Yüzölçümü küçük ama tarım ihracatında ABD’den sonra ikinci sıradalar. Bunun nasıl mümkün olduğunu da hemen söyleyelim. Kuşkusuz teknoloji sayesinde. Seralar, robotlar, yapay zeka destekli tarım teknikleri sayesinde yüksek verim hedefliyor ve fazlasıyla başarıyorlar. Aynı zamanda lojistikte Avrupa'nın kalbinde olmaları da Hollanda için büyük avantaj. Ayrıca ihracat odaklı ekonomi modeli sayesinde ekonomilerini çok yönlü hale getirdiler. Yaratıcılık ve sürdürülebilirlik burada beraberce yol alıyor.

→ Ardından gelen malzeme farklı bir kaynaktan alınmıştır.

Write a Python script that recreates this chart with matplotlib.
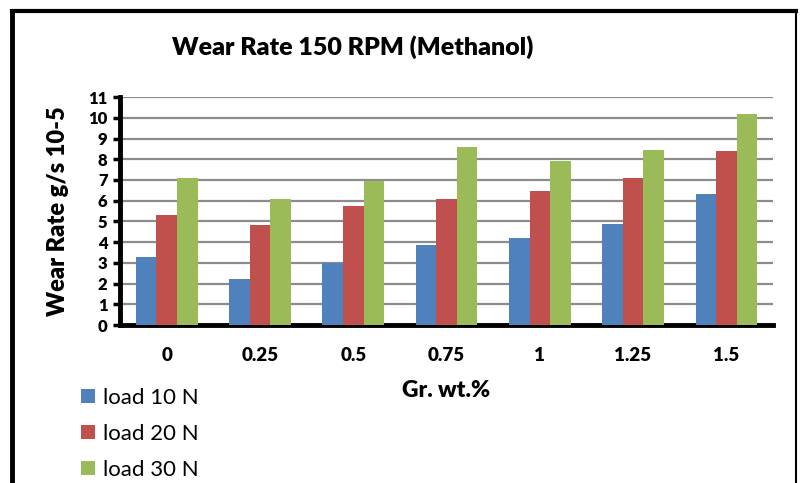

Dünyanın en kalabalık ülkelerinden biri olan Hindistan'ın da dev bir ekonomisi var. 1,4 milyarlık nüfusuyla büyük bir iç pazar barındırıyor. Tarım ve sanayi önemli ama asıl sıçrama teknoloji ve hizmet sektöründen gelmekte. Yazılım, çağrı merkezleri ve dijital altyapı yatırımlarıyla tüm dünyada egemen hale geldiler. Yurt dışına çalışan milyonlarca Hintli, ülkeye ciddi döviz girdisi sağlıyor. Eğitimli genç nüfusları en büyük güçleri. Girişimcilik ruhu ise yükselişte.
Savaş sonrası yıkım yaşayıp da dünyaya Samsung, LG ve Hyundai gibi devleri kazandıran bir ekonomi mucizesi Güney Kore. Aynı zamanda K-pop ve dizi ihracatıyla kültürü paraya çevirme konusunda rakipsizler diyebiliriz. Devlet destekli Ar-Ge yatırımları ve yüksek eğitim düzeyi sayesinde teknoloji üreticisi konumundalar. İhracat odaklı kalkınma stratejileri ise tam gaz devam ediyor.
Son olarak dünyanın tarafsız bölgesi olan İsviçre ile noktayı koyuyoruz. Bankacılık ve finans deyince akla gelen ilk ülkelerden biri. Tarafsız dış politikaları sayesinde sermaye çekmekte zorlanmıyorlar. Aynı zamanda çikolata, saat ve ilaç sektöründeki dünya markalarıyla isimlerini her yere duyurmaktan çekinmiyorlar. Eğitim seviyesi ve yaşam kalitesi oldukça yüksek İsviçre'de. Küçük ama yüksek katma değerli ürünler üretiyorlar. İstikrar, kalite ve güven onların göbek adı.